* begin *

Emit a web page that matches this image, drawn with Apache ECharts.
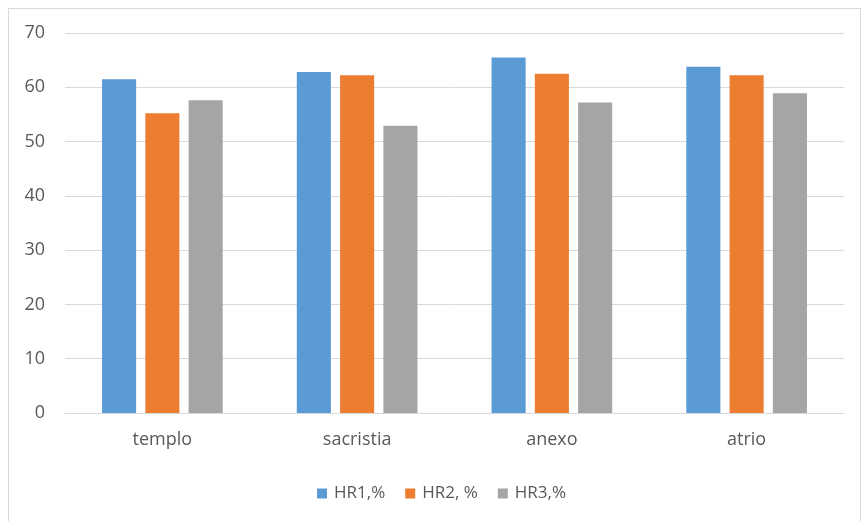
<!DOCTYPE html>
<html>
<head>
<meta charset="utf-8">
<script src="https://cdn.jsdelivr.net/npm/echarts@6/dist/echarts.min.js"></script>
<style>
  html, body { margin: 0; padding: 0; background: #fff; }
  #frame { position: absolute; left: 8px; top: 8px; width: 853px; height: 530px; border: 1px solid #d9d9d9; box-sizing: border-box; }
  #chart { position: absolute; left: 0; top: 0; width: 864px; height: 521px; }
</style>
</head>
<body>
<div id="frame"></div>
<div id="chart"></div>
<script>
const categories = ['templo', 'sacristia', 'anexo', 'atrio'];
const hr1 = [61.5, 62.8, 65.5, 63.8];
const hr2 = [55.2, 62.2, 62.5, 62.2];
const hr3 = [57.6, 52.9, 57.2, 58.9];
const seriesNames = ['HR1,%', 'HR2, %', 'HR3,%'];

const font = '"Open Sans", sans-serif';
const textColor = '#595959';

let myChart = echarts.init(document.getElementById('chart'));
myChart.setOption({
  animation: false,
  color: ['#5b9bd5', '#ed7d31', '#a5a5a5'],
  grid: { left: 65, right: 20, top: 33, bottom: 108, outerBoundsMode: 'none' },
  legend: {
    top: 480,
    left: 312,
    itemWidth: 10,
    itemHeight: 10,
    itemGap: 20,
    icon: 'rect',
    textStyle: { fontFamily: font, fontSize: 17, color: textColor, padding: [0, 0, 0, 2] },
    data: seriesNames
  },
  xAxis: {
    type: 'category',
    data: categories,
    axisLine: { lineStyle: { color: '#d9d9d9', width: 1 } },
    axisTick: { show: false },
    axisLabel: { fontFamily: font, fontSize: 18, color: textColor, margin: 18 }
  },
  yAxis: {
    type: 'value',
    min: 0,
    max: 70,
    interval: 10,
    axisLine: { show: false },
    axisTick: { show: false },
    splitLine: { lineStyle: { color: '#d9d9d9', width: 1 } },
    axisLabel: { fontFamily: font, fontSize: 18, color: textColor, margin: 20 }
  },
  series: [{
    name: seriesNames[0],
    type: 'bar',
    data: hr1,
    barWidth: '17.5%',
    barGap: '27%'
  }, {
    name: seriesNames[1],
    type: 'bar',
    data: hr2,
    barWidth: '17.5%',
    barGap: '27%'
  }, {
    name: seriesNames[2],
    type: 'bar',
    data: hr3,
    barWidth: '17.5%',
    barGap: '27%'
  }]
});

window.addEventListener('resize', function() {
  myChart.resize();
});
</script>
</body>
</html>
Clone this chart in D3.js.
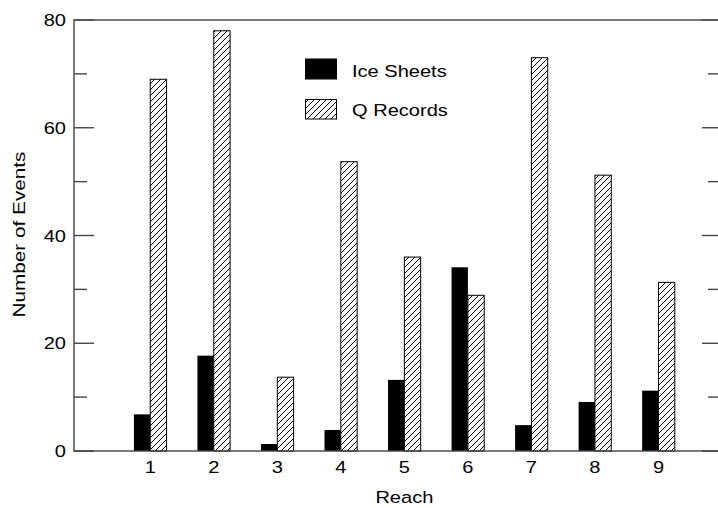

* end *

• **PROBLEM DETAILS**
Take every line from the records above that has the word "this" and copy it.

• **RESPONSE**
Emit a web page that matches this image, drawn with Apache ECharts.
Clone this chart in D3.js.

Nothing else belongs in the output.